YOUR INSTRUCTIONS: Please transcribe the data that follows without the pictures, keeping every word the same.

COLLECTED MATERIAL:
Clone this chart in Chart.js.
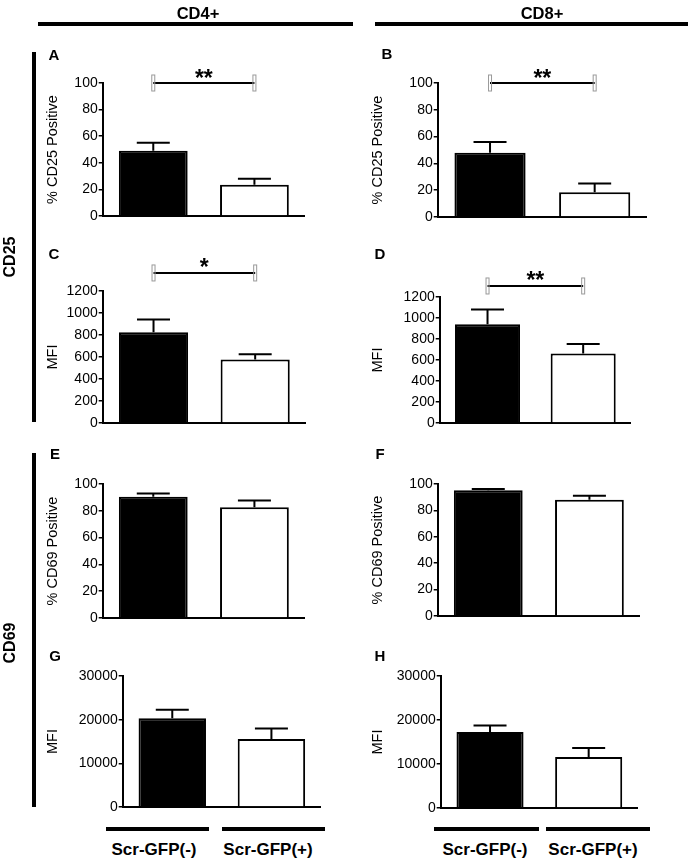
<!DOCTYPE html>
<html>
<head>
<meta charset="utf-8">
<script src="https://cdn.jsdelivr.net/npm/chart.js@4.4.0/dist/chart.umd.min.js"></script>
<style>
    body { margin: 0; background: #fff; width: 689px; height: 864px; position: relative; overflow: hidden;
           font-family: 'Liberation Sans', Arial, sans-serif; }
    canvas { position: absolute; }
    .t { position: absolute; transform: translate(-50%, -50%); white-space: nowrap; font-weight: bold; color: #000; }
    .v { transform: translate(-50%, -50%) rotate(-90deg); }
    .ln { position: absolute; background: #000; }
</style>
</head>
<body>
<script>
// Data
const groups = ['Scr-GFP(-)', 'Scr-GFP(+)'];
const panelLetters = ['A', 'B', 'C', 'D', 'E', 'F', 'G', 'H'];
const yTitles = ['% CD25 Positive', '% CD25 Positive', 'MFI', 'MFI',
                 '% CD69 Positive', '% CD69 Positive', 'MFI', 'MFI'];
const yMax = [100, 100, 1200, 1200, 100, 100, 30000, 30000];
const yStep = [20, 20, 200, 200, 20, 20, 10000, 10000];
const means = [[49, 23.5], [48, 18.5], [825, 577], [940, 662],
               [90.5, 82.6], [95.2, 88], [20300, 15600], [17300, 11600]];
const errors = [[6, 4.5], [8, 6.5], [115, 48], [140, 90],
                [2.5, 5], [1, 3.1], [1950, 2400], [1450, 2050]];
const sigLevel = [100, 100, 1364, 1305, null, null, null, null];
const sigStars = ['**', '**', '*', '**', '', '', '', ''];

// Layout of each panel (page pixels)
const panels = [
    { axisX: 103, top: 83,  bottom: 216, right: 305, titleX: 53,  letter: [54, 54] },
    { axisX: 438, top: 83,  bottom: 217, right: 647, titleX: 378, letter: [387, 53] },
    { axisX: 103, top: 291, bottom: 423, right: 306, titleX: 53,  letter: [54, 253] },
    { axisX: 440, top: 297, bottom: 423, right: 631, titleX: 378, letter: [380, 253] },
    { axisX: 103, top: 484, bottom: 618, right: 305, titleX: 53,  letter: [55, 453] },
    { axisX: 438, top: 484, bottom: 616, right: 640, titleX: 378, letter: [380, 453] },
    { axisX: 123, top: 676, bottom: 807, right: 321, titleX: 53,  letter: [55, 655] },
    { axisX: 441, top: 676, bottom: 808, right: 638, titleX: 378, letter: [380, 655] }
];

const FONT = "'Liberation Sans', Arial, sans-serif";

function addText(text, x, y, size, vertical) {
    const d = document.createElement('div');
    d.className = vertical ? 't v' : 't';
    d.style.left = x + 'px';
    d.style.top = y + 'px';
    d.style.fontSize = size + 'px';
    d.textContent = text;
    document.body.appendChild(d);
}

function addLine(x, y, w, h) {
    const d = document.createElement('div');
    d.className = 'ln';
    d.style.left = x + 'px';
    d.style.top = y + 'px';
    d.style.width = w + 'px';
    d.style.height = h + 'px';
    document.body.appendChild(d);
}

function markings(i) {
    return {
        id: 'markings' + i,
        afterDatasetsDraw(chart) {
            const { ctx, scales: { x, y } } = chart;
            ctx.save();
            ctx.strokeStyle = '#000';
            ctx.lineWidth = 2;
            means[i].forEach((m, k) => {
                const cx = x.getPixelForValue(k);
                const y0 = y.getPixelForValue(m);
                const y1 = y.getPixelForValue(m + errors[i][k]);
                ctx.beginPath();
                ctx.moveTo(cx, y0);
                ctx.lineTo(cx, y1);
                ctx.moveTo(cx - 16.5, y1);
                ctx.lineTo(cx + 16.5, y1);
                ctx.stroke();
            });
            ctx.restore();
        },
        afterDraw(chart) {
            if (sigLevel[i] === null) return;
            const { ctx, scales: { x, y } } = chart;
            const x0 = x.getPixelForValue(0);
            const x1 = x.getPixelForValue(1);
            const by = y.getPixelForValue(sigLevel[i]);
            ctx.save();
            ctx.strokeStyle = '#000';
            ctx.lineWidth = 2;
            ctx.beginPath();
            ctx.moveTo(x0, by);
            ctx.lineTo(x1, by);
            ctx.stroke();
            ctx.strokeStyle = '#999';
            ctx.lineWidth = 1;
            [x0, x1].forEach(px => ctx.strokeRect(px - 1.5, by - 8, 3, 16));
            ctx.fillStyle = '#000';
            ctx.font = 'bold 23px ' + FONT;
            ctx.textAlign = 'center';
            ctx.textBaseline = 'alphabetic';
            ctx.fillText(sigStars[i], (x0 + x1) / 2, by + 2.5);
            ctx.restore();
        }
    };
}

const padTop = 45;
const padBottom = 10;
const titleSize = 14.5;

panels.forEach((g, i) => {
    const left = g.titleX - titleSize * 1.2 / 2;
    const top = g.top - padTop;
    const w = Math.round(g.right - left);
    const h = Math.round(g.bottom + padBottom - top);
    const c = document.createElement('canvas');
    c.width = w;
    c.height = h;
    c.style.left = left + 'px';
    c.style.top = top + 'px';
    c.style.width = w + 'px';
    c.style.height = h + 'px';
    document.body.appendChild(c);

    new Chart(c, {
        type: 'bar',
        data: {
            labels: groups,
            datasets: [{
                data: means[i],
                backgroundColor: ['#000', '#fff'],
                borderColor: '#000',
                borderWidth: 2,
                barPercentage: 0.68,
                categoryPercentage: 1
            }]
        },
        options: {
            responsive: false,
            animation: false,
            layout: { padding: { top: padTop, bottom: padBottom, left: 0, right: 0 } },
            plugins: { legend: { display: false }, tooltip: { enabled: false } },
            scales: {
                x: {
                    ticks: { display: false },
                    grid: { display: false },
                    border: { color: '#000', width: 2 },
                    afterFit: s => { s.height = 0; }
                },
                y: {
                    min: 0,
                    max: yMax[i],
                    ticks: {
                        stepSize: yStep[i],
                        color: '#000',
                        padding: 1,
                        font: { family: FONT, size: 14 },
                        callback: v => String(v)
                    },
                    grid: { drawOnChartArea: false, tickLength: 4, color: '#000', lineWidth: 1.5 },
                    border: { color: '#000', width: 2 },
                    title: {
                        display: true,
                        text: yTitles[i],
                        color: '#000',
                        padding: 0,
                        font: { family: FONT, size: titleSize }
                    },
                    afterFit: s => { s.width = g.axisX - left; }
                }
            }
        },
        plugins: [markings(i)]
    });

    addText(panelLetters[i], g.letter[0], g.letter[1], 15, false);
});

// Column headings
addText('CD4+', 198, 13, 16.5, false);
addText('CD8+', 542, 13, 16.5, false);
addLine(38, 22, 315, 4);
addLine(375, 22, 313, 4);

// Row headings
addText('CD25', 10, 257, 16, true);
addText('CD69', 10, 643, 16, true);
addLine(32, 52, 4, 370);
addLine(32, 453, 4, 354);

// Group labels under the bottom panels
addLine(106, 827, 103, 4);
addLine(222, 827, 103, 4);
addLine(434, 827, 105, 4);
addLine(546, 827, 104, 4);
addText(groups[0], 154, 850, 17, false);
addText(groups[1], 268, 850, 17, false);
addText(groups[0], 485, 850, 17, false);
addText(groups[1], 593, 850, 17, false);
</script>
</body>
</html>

SOLUTION:
Clone this chart in Chart.js.
<!DOCTYPE html>
<html>
<head>
<meta charset="utf-8">
<script src="https://cdn.jsdelivr.net/npm/chart.js@4.4.0/dist/chart.umd.min.js"></script>
<style>
    body { margin: 0; background: #fff; width: 689px; height: 864px; position: relative; overflow: hidden;
           font-family: 'Liberation Sans', Arial, sans-serif; }
    canvas { position: absolute; }
    .t { position: absolute; transform: translate(-50%, -50%); white-space: nowrap; font-weight: bold; color: #000; }
    .v { transform: translate(-50%, -50%) rotate(-90deg); }
    .ln { position: absolute; background: #000; }
</style>
</head>
<body>
<script>
// Data
const groups = ['Scr-GFP(-)', 'Scr-GFP(+)'];
const panelLetters = ['A', 'B', 'C', 'D', 'E', 'F', 'G', 'H'];
const yTitles = ['% CD25 Positive', '% CD25 Positive', 'MFI', 'MFI',
                 '% CD69 Positive', '% CD69 Positive', 'MFI', 'MFI'];
const yMax = [100, 100, 1200, 1200, 100, 100, 30000, 30000];
const yStep = [20, 20, 200, 200, 20, 20, 10000, 10000];
const means = [[49, 23.5], [48, 18.5], [825, 577], [940, 662],
               [90.5, 82.6], [95.2, 88], [20300, 15600], [17300, 11600]];
const errors = [[6, 4.5], [8, 6.5], [115, 48], [140, 90],
                [2.5, 5], [1, 3.1], [1950, 2400], [1450, 2050]];
const sigLevel = [100, 100, 1364, 1305, null, null, null, null];
const sigStars = ['**', '**', '*', '**', '', '', '', ''];

// Layout of each panel (page pixels)
const panels = [
    { axisX: 103, top: 83,  bottom: 216, right: 305, titleX: 53,  letter: [54, 54] },
    { axisX: 438, top: 83,  bottom: 217, right: 647, titleX: 378, letter: [387, 53] },
    { axisX: 103, top: 291, bottom: 423, right: 306, titleX: 53,  letter: [54, 253] },
    { axisX: 440, top: 297, bottom: 423, right: 631, titleX: 378, letter: [380, 253] },
    { axisX: 103, top: 484, bottom: 618, right: 305, titleX: 53,  letter: [55, 453] },
    { axisX: 438, top: 484, bottom: 616, right: 640, titleX: 378, letter: [380, 453] },
    { axisX: 123, top: 676, bottom: 807, right: 321, titleX: 53,  letter: [55, 655] },
    { axisX: 441, top: 676, bottom: 808, right: 638, titleX: 378, letter: [380, 655] }
];

const FONT = "'Liberation Sans', Arial, sans-serif";

function addText(text, x, y, size, vertical) {
    const d = document.createElement('div');
    d.className = vertical ? 't v' : 't';
    d.style.left = x + 'px';
    d.style.top = y + 'px';
    d.style.fontSize = size + 'px';
    d.textContent = text;
    document.body.appendChild(d);
}

function addLine(x, y, w, h) {
    const d = document.createElement('div');
    d.className = 'ln';
    d.style.left = x + 'px';
    d.style.top = y + 'px';
    d.style.width = w + 'px';
    d.style.height = h + 'px';
    document.body.appendChild(d);
}

function markings(i) {
    return {
        id: 'markings' + i,
        afterDatasetsDraw(chart) {
            const { ctx, scales: { x, y } } = chart;
            ctx.save();
            ctx.strokeStyle = '#000';
            ctx.lineWidth = 2;
            means[i].forEach((m, k) => {
                const cx = x.getPixelForValue(k);
                const y0 = y.getPixelForValue(m);
                const y1 = y.getPixelForValue(m + errors[i][k]);
                ctx.beginPath();
                ctx.moveTo(cx, y0);
                ctx.lineTo(cx, y1);
                ctx.moveTo(cx - 16.5, y1);
                ctx.lineTo(cx + 16.5, y1);
                ctx.stroke();
            });
            ctx.restore();
        },
        afterDraw(chart) {
            if (sigLevel[i] === null) return;
            const { ctx, scales: { x, y } } = chart;
            const x0 = x.getPixelForValue(0);
            const x1 = x.getPixelForValue(1);
            const by = y.getPixelForValue(sigLevel[i]);
            ctx.save();
            ctx.strokeStyle = '#000';
            ctx.lineWidth = 2;
            ctx.beginPath();
            ctx.moveTo(x0, by);
            ctx.lineTo(x1, by);
            ctx.stroke();
            ctx.strokeStyle = '#999';
            ctx.lineWidth = 1;
            [x0, x1].forEach(px => ctx.strokeRect(px - 1.5, by - 8, 3, 16));
            ctx.fillStyle = '#000';
            ctx.font = 'bold 23px ' + FONT;
            ctx.textAlign = 'center';
            ctx.textBaseline = 'alphabetic';
            ctx.fillText(sigStars[i], (x0 + x1) / 2, by + 2.5);
            ctx.restore();
        }
    };
}

const padTop = 45;
const padBottom = 10;
const titleSize = 14.5;

panels.forEach((g, i) => {
    const left = g.titleX - titleSize * 1.2 / 2;
    const top = g.top - padTop;
    const w = Math.round(g.right - left);
    const h = Math.round(g.bottom + padBottom - top);
    const c = document.createElement('canvas');
    c.width = w;
    c.height = h;
    c.style.left = left + 'px';
    c.style.top = top + 'px';
    c.style.width = w + 'px';
    c.style.height = h + 'px';
    document.body.appendChild(c);

    new Chart(c, {
        type: 'bar',
        data: {
            labels: groups,
            datasets: [{
                data: means[i],
                backgroundColor: ['#000', '#fff'],
                borderColor: '#000',
                borderWidth: 2,
                barPercentage: 0.68,
                categoryPercentage: 1
            }]
        },
        options: {
            responsive: false,
            animation: false,
            layout: { padding: { top: padTop, bottom: padBottom, left: 0, right: 0 } },
            plugins: { legend: { display: false }, tooltip: { enabled: false } },
            scales: {
                x: {
                    ticks: { display: false },
                    grid: { display: false },
                    border: { color: '#000', width: 2 },
                    afterFit: s => { s.height = 0; }
                },
                y: {
                    min: 0,
                    max: yMax[i],
                    ticks: {
                        stepSize: yStep[i],
                        color: '#000',
                        padding: 1,
                        font: { family: FONT, size: 14 },
                        callback: v => String(v)
                    },
                    grid: { drawOnChartArea: false, tickLength: 4, color: '#000', lineWidth: 1.5 },
                    border: { color: '#000', width: 2 },
                    title: {
                        display: true,
                        text: yTitles[i],
                        color: '#000',
                        padding: 0,
                        font: { family: FONT, size: titleSize }
                    },
                    afterFit: s => { s.width = g.axisX - left; }
                }
            }
        },
        plugins: [markings(i)]
    });

    addText(panelLetters[i], g.letter[0], g.letter[1], 15, false);
});

// Column headings
addText('CD4+', 198, 13, 16.5, false);
addText('CD8+', 542, 13, 16.5, false);
addLine(38, 22, 315, 4);
addLine(375, 22, 313, 4);

// Row headings
addText('CD25', 10, 257, 16, true);
addText('CD69', 10, 643, 16, true);
addLine(32, 52, 4, 370);
addLine(32, 453, 4, 354);

// Group labels under the bottom panels
addLine(106, 827, 103, 4);
addLine(222, 827, 103, 4);
addLine(434, 827, 105, 4);
addLine(546, 827, 104, 4);
addText(groups[0], 154, 850, 17, false);
addText(groups[1], 268, 850, 17, false);
addText(groups[0], 485, 850, 17, false);
addText(groups[1], 593, 850, 17, false);
</script>
</body>
</html>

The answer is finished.